◆ **Given data**:
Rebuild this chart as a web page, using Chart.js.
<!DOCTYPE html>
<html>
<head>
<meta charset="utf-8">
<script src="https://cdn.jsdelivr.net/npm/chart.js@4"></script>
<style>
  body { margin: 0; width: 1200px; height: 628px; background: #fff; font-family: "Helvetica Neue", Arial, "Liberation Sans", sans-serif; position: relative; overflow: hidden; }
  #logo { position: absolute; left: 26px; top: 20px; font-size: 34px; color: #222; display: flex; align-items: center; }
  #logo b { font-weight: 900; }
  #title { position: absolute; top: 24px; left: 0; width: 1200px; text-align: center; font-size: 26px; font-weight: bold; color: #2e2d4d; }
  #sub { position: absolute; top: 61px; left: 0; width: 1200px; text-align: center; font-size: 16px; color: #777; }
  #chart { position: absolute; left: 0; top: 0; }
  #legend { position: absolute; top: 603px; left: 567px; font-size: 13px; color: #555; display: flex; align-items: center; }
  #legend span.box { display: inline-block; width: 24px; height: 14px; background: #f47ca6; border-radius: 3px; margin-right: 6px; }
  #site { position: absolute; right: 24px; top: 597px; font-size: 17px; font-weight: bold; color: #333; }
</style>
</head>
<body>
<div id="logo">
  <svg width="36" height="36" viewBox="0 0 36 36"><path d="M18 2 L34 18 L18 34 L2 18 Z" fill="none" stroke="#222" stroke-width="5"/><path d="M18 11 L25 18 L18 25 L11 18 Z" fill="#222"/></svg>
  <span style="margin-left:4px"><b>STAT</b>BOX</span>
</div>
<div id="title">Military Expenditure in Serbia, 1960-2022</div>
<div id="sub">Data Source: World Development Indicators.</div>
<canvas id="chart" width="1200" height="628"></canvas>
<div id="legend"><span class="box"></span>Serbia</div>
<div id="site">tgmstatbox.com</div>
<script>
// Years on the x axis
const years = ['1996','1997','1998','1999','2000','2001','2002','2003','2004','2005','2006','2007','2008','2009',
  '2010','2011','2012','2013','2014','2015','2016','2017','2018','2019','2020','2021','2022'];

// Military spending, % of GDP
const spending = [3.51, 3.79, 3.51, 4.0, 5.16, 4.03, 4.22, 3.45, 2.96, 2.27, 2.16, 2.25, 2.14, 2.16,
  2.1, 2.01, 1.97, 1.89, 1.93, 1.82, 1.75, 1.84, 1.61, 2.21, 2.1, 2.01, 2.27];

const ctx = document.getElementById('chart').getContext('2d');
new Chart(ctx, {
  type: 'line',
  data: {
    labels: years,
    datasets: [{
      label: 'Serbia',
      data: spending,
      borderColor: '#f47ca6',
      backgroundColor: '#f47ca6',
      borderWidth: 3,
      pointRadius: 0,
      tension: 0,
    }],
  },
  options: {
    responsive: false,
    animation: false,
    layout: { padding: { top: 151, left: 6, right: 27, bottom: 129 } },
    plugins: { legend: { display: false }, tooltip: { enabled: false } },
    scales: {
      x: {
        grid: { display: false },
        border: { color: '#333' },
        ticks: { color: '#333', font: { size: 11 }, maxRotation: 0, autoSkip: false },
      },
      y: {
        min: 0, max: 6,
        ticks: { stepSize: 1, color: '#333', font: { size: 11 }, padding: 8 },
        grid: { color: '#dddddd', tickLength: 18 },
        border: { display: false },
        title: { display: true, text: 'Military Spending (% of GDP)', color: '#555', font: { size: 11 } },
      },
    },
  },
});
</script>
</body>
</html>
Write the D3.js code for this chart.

◆ **Written instruction**:
Extract all of the material exactly as it is written.

◆ **Task response**:
Rebuild this chart as a web page, using Chart.js.
<!DOCTYPE html>
<html>
<head>
<meta charset="utf-8">
<script src="https://cdn.jsdelivr.net/npm/chart.js@4"></script>
<style>
  body { margin: 0; width: 1200px; height: 628px; background: #fff; font-family: "Helvetica Neue", Arial, "Liberation Sans", sans-serif; position: relative; overflow: hidden; }
  #logo { position: absolute; left: 26px; top: 20px; font-size: 34px; color: #222; display: flex; align-items: center; }
  #logo b { font-weight: 900; }
  #title { position: absolute; top: 24px; left: 0; width: 1200px; text-align: center; font-size: 26px; font-weight: bold; color: #2e2d4d; }
  #sub { position: absolute; top: 61px; left: 0; width: 1200px; text-align: center; font-size: 16px; color: #777; }
  #chart { position: absolute; left: 0; top: 0; }
  #legend { position: absolute; top: 603px; left: 567px; font-size: 13px; color: #555; display: flex; align-items: center; }
  #legend span.box { display: inline-block; width: 24px; height: 14px; background: #f47ca6; border-radius: 3px; margin-right: 6px; }
  #site { position: absolute; right: 24px; top: 597px; font-size: 17px; font-weight: bold; color: #333; }
</style>
</head>
<body>
<div id="logo">
  <svg width="36" height="36" viewBox="0 0 36 36"><path d="M18 2 L34 18 L18 34 L2 18 Z" fill="none" stroke="#222" stroke-width="5"/><path d="M18 11 L25 18 L18 25 L11 18 Z" fill="#222"/></svg>
  <span style="margin-left:4px"><b>STAT</b>BOX</span>
</div>
<div id="title">Military Expenditure in Serbia, 1960-2022</div>
<div id="sub">Data Source: World Development Indicators.</div>
<canvas id="chart" width="1200" height="628"></canvas>
<div id="legend"><span class="box"></span>Serbia</div>
<div id="site">tgmstatbox.com</div>
<script>
// Years on the x axis
const years = ['1996','1997','1998','1999','2000','2001','2002','2003','2004','2005','2006','2007','2008','2009',
  '2010','2011','2012','2013','2014','2015','2016','2017','2018','2019','2020','2021','2022'];

// Military spending, % of GDP
const spending = [3.51, 3.79, 3.51, 4.0, 5.16, 4.03, 4.22, 3.45, 2.96, 2.27, 2.16, 2.25, 2.14, 2.16,
  2.1, 2.01, 1.97, 1.89, 1.93, 1.82, 1.75, 1.84, 1.61, 2.21, 2.1, 2.01, 2.27];

const ctx = document.getElementById('chart').getContext('2d');
new Chart(ctx, {
  type: 'line',
  data: {
    labels: years,
    datasets: [{
      label: 'Serbia',
      data: spending,
      borderColor: '#f47ca6',
      backgroundColor: '#f47ca6',
      borderWidth: 3,
      pointRadius: 0,
      tension: 0,
    }],
  },
  options: {
    responsive: false,
    animation: false,
    layout: { padding: { top: 151, left: 6, right: 27, bottom: 129 } },
    plugins: { legend: { display: false }, tooltip: { enabled: false } },
    scales: {
      x: {
        grid: { display: false },
        border: { color: '#333' },
        ticks: { color: '#333', font: { size: 11 }, maxRotation: 0, autoSkip: false },
      },
      y: {
        min: 0, max: 6,
        ticks: { stepSize: 1, color: '#333', font: { size: 11 }, padding: 8 },
        grid: { color: '#dddddd', tickLength: 18 },
        border: { display: false },
        title: { display: true, text: 'Military Spending (% of GDP)', color: '#555', font: { size: 11 } },
      },
    },
  },
});
</script>
</body>
</html>
Write the D3.js code for this chart.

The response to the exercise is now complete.